Armies exist primarily to fight; that is their most important and basic core competency. The capability to conduct stability operations must flow from that core competency of fighting. Conventional wars are not things of the past. But in so saying this it does not mean that those of us who argue this point believe that the Soviet Union will soon emerge again so that we can go back to 1985 and prepare to fight them at the Fulda Gap reminiscent of the huge tank engagements at the World War II battle of Kursk. No, instead when we argue that conventional wars are not things of the past we mean that there is, to use scholar Frank Hoffman's conception, hybrid enemies out there who can fight along the full spectrum of conflict. The recent Israeli experience in south Lebanon is a clear example of a "hybrid enemy" in Hizbollah who fought Israeli tactical combat units the way small units of German infantry fought the American Army in the Hedgerows of Normandy in World War II. The Israeli Army experience also shows what can happen to ground combat units when their army becomes overly focused on stability operations like the Israelis had in the years preceding in the Palestinian territories.

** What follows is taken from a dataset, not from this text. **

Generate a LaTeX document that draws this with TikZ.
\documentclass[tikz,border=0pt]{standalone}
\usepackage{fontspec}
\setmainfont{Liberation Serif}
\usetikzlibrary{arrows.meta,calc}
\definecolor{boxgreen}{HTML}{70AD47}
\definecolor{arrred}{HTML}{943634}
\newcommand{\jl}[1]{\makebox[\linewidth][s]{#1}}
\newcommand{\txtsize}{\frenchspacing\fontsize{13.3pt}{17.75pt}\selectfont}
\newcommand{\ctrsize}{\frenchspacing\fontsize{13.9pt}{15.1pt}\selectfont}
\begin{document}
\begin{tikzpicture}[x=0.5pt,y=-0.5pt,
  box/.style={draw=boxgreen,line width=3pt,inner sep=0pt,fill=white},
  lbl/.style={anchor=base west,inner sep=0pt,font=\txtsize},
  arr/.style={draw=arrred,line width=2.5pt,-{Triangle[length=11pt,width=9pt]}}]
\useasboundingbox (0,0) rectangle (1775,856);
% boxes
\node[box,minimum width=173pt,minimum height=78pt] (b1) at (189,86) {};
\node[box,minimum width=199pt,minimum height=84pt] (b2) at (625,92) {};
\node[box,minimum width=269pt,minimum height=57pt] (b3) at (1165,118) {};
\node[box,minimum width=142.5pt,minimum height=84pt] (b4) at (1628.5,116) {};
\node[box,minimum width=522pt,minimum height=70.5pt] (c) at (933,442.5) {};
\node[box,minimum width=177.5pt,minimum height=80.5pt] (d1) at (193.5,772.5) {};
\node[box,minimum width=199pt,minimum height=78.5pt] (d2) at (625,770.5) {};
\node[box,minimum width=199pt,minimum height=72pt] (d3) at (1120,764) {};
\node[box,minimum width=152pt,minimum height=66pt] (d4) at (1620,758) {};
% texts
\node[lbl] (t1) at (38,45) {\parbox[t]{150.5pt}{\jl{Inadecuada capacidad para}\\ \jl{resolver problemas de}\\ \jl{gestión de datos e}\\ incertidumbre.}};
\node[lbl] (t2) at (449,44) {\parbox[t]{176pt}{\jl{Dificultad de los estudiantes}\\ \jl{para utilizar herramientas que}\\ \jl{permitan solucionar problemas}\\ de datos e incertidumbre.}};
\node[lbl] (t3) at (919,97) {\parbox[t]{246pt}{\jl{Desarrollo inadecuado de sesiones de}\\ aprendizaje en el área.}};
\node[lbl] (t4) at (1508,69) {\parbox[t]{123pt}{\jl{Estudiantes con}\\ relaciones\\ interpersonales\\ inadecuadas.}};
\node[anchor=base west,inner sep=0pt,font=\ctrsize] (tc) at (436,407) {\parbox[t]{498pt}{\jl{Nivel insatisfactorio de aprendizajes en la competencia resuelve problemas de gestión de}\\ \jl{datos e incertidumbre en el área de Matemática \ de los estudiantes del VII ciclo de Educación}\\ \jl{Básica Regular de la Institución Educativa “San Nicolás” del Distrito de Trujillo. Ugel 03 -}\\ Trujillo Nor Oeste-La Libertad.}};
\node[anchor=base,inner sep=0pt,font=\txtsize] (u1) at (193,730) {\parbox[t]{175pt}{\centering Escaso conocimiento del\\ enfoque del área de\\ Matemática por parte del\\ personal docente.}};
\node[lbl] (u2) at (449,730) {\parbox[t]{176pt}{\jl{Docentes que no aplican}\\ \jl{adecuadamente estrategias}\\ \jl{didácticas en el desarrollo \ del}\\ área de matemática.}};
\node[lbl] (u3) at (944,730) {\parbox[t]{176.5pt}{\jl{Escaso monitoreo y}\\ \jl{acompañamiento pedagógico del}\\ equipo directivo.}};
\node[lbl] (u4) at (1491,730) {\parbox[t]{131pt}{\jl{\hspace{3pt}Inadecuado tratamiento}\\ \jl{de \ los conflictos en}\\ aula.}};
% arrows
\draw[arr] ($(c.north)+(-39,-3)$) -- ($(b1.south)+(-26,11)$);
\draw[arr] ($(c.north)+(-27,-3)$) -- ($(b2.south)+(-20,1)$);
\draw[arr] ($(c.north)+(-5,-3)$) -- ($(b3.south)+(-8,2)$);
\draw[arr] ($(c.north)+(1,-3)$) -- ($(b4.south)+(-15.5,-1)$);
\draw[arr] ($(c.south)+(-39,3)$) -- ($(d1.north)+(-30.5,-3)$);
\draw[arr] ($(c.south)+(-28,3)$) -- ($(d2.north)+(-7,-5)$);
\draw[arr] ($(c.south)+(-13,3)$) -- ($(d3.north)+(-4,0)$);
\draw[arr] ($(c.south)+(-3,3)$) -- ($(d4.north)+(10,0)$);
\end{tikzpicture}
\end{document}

The notion that the Army's new operational doctrine FM 3-0 treats conventional war and stability operations as equal is a bit off of the mark. In fact in the 11 pages in the chapter that deals with full spectrum operations 7 of those 11 pages are dedicated to stability operations, 2 to offensive operations, and 2 to defensive operations. How is that equal?
The American Army's conventional warfighting capabilities are not a constant. Yet proponents of stability operations often assume that they are and from that point of departure keep hounding the American Army to get better at COIN and stability operations. Their premise is that up to about February 2007 in Iraq the American Army for the most part fumbled at COIN. This assertion is fallacious. Most American combat outfits have been conducting best COIN practices in Iraq since the middle of 2004. For examples of this go back into the past issues of Military Review and see that as far back as 2004 the experience shown in these articles was of American ground units who figured out very quickly that they were not in a "conventional fight," that they were in a counterinsurgency and therefore learned and adapted very quickly to its necessities.

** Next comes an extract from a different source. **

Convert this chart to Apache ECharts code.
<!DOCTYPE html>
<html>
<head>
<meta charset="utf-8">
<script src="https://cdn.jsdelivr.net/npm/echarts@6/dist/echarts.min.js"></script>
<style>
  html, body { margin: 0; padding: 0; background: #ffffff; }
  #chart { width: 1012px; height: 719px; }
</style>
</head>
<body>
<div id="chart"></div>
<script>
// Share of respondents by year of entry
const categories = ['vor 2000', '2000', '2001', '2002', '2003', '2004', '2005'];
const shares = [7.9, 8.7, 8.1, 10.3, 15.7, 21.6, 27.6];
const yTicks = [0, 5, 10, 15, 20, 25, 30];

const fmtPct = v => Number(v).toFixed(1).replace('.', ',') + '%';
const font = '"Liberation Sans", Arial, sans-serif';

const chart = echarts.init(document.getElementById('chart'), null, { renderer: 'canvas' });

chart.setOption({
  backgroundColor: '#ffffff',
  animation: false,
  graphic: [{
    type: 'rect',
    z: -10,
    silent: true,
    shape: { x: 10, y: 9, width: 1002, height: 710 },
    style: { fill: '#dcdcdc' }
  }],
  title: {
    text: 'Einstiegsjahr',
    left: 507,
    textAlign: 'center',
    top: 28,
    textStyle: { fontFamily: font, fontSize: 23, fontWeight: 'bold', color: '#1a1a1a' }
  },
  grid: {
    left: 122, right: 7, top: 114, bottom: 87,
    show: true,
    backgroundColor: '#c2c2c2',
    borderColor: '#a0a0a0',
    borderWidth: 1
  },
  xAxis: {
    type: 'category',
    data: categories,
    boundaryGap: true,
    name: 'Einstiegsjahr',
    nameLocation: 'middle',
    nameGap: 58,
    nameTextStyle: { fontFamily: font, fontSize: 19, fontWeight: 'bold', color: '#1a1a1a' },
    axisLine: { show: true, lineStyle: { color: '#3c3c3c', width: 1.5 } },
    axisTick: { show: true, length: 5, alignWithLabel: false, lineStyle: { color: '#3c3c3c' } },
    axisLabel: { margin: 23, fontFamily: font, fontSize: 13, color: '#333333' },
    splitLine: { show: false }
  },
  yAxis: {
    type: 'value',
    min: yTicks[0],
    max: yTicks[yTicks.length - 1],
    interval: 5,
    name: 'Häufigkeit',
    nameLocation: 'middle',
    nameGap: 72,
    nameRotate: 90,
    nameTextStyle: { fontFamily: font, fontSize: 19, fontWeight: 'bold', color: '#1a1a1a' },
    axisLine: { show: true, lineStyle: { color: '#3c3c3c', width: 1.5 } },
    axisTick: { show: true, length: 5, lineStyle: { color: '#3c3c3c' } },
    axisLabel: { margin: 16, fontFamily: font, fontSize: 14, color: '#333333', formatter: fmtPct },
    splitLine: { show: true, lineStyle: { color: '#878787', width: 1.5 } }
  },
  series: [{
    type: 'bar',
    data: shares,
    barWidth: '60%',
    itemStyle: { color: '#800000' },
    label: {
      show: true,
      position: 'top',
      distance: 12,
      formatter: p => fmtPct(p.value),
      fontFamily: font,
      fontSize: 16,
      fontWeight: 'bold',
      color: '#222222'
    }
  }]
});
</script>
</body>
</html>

It is wrong to think that American Army's conventional capabilities are at the same level they were in 2001, in fact they have atrophied severely. A recent study by three former Army Combat Brigade Commanders who served in Iraq in 2006 and 2007 wrote an analysis for the Chief of Staff of the Army pointing out serious problems with the Army's field artillery branch. After 6 years of counterinsurgency war a key means for the Army to fight conventional war through firepower delivered by artillery has become, to use the words of the colonels, a "dead branch walking."
The "ghosts of Vietnam" actually rest in those who want to fight Vietnam all over again in Iraq. It is time for the American Army to start looking outside of its self-imposed Counterinsurgency box and toward a reasonable and realistic view of the future. For the American Army to remain in this box we are courting huge strategic risks.